Helping Seniors Cope after Loss of a Loved One 

For seniors hit with the loss of a spouse or a loved one who was receiving care in their home, the grieving process can be a difficult, long road, especially if the death comes after a protracted illness.  Seeing the health of a loved one deteriorate day after day can lead to heavy emotional consequences.

The pain of death stings at every age, but finality of loss jars seniors with a sharp reminder of the fragility of their own lives.

When seniors are grieving, it is quite possible you are in mourning yourself as an adult child of a parent. We recognize this may be a challenging time for love and for loss, and so,  we put together a list of recommendations to help you cope.

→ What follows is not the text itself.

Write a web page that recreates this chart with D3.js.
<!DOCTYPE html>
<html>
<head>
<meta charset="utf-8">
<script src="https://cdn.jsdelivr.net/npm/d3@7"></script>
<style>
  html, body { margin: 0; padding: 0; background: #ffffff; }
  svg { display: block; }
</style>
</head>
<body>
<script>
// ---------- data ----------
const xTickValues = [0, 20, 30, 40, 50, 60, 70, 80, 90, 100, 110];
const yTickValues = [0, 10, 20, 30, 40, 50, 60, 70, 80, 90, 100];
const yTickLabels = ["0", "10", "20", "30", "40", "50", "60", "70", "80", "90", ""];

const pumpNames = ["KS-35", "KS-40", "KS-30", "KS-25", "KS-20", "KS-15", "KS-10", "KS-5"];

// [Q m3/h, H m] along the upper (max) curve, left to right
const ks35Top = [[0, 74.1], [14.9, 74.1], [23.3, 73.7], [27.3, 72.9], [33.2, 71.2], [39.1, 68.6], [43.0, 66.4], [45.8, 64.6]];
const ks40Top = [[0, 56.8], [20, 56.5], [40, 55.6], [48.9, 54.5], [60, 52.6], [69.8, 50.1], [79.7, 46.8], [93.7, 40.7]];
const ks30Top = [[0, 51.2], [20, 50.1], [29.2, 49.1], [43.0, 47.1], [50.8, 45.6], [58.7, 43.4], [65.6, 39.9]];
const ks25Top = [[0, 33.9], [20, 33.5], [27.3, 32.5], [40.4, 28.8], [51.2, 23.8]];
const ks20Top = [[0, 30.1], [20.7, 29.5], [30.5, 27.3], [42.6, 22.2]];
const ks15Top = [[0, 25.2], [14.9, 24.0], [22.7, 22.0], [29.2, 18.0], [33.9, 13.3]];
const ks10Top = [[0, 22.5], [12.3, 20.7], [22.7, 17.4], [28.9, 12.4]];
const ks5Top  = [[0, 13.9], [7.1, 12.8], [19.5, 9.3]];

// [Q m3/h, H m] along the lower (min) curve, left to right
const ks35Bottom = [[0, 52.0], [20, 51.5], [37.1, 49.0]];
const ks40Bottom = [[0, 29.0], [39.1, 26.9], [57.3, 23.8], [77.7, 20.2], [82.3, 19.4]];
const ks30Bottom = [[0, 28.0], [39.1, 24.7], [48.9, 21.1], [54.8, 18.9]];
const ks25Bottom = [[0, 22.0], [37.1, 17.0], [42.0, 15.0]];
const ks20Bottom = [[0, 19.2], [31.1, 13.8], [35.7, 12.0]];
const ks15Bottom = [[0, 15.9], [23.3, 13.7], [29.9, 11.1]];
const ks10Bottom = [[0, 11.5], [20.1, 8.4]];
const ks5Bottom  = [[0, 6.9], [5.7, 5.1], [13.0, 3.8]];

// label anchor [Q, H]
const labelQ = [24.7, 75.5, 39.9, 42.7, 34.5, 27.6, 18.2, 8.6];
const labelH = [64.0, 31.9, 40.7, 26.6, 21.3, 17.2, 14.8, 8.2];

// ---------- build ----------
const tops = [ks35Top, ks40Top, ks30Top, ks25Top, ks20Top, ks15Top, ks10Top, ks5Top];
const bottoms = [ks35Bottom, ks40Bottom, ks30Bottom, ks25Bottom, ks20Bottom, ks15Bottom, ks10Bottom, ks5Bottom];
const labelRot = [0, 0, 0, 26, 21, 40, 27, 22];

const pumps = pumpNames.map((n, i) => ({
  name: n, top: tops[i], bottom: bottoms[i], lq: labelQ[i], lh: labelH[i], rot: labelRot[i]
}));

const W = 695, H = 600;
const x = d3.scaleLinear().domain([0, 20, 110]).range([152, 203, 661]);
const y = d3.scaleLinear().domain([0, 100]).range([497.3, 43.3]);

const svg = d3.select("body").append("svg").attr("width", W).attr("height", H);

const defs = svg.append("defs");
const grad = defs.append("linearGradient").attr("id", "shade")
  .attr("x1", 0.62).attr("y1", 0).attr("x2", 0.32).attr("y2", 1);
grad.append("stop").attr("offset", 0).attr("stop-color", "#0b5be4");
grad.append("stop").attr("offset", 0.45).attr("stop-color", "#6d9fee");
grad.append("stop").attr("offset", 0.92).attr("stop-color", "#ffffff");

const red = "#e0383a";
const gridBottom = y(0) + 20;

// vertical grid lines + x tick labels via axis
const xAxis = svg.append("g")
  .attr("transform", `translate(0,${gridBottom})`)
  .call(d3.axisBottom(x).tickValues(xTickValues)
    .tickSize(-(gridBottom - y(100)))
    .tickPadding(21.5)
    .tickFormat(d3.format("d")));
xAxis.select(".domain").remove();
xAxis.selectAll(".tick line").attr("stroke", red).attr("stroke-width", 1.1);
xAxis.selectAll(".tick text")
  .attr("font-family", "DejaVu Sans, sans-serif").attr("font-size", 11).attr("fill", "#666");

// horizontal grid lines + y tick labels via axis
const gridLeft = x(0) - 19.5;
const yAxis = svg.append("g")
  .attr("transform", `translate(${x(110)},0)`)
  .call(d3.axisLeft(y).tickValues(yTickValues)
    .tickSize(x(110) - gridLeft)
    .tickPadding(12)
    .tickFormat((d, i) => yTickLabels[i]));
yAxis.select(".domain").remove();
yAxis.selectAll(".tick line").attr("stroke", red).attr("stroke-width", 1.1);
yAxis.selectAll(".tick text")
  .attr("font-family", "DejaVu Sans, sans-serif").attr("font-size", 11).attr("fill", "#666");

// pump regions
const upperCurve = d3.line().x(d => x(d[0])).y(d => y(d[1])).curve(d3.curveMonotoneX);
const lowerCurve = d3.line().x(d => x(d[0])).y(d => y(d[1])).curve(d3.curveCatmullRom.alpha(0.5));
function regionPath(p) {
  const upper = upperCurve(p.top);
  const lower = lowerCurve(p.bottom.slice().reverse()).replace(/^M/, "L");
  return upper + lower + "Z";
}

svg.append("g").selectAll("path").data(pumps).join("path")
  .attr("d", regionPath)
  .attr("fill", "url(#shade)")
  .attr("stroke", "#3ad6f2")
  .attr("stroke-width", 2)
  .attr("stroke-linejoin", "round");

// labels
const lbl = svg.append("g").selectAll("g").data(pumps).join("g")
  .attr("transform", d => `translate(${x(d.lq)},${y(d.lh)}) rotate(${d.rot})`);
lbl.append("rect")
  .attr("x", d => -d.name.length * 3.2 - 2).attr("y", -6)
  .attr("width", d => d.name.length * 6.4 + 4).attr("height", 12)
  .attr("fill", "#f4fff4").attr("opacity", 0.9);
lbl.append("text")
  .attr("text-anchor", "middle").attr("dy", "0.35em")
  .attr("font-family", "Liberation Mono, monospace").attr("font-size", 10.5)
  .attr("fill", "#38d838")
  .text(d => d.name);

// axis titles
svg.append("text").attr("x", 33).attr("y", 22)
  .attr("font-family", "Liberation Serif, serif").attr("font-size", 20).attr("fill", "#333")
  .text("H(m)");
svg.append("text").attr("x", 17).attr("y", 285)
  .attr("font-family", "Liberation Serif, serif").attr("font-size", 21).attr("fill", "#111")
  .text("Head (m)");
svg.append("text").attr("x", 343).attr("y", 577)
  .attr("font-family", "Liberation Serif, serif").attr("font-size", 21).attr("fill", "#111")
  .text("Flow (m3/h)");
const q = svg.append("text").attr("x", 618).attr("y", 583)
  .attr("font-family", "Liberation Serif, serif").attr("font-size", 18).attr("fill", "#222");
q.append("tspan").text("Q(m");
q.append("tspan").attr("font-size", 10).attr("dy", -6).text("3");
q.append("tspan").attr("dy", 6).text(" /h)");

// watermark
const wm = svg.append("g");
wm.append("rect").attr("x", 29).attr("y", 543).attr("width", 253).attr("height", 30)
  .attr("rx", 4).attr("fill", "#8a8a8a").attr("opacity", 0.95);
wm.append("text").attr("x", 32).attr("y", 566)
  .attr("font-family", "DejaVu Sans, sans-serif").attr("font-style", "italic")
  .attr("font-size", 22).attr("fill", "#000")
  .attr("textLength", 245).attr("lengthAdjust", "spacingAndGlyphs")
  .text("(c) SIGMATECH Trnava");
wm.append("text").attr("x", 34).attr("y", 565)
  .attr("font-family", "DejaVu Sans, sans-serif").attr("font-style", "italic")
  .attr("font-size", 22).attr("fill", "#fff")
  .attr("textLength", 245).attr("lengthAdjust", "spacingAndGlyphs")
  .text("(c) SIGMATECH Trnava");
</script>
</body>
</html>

Actively demonstrate care and compassion

One of the best ways to help seniors grieve is to show care and compassion. Above and beyond any other type of support, psychologists say emotional support is most needed by seniors after losing a loved one. Understand that although you won’t be able to fully take away their pain, your presence and willingness to lend an ear are likely to make a significant impact.

Monitor physical symptoms

The consequences of bereavement can trigger psychological and physical symptoms. Seniors are especially susceptible to health challenges after suffering a loss. They can experience a rise in blood pressure, memory problems, physical pain, a higher risk of heart attack, and a decreased ability to fight infection. Help seniors stay healthy by encouraging proper eating habits, regular exercise, and limiting poor health habits such as smoking and  excessive alcohol consumption.

Offer help with everyday tasks

Even the most physically healthy seniors, are susceptive to exhaustion and fatigue after the death of a lord on.  Offer your support with housework where possible. You can provide help by cooking meals, cleaning and running errands.

Don’t be offended by negative reactions

Mood swings and anger are a common part of the grieving process. If your offer of help or emotional support is rejected, try not to take it personally. Bereavement is a complex and emotional experience, and it is unrealistic to expect a positive reaction to every gesture of kindness and compassion. If the person in mourning whom you are trying to help says something unkind or displays anger directed toward you, try reacting with sensitivity and compassion. No matter what, do not return the anger in your response.

Remember, you cannot erase the pain of death, but you can provide emotional comfort and support. Losing a loved one is a wrenching and permanent life chapter, which for seniors, also serves as a reminder that their future is vulnerable and short. So, be someone who can be reliably called upon for support when seniors need it most.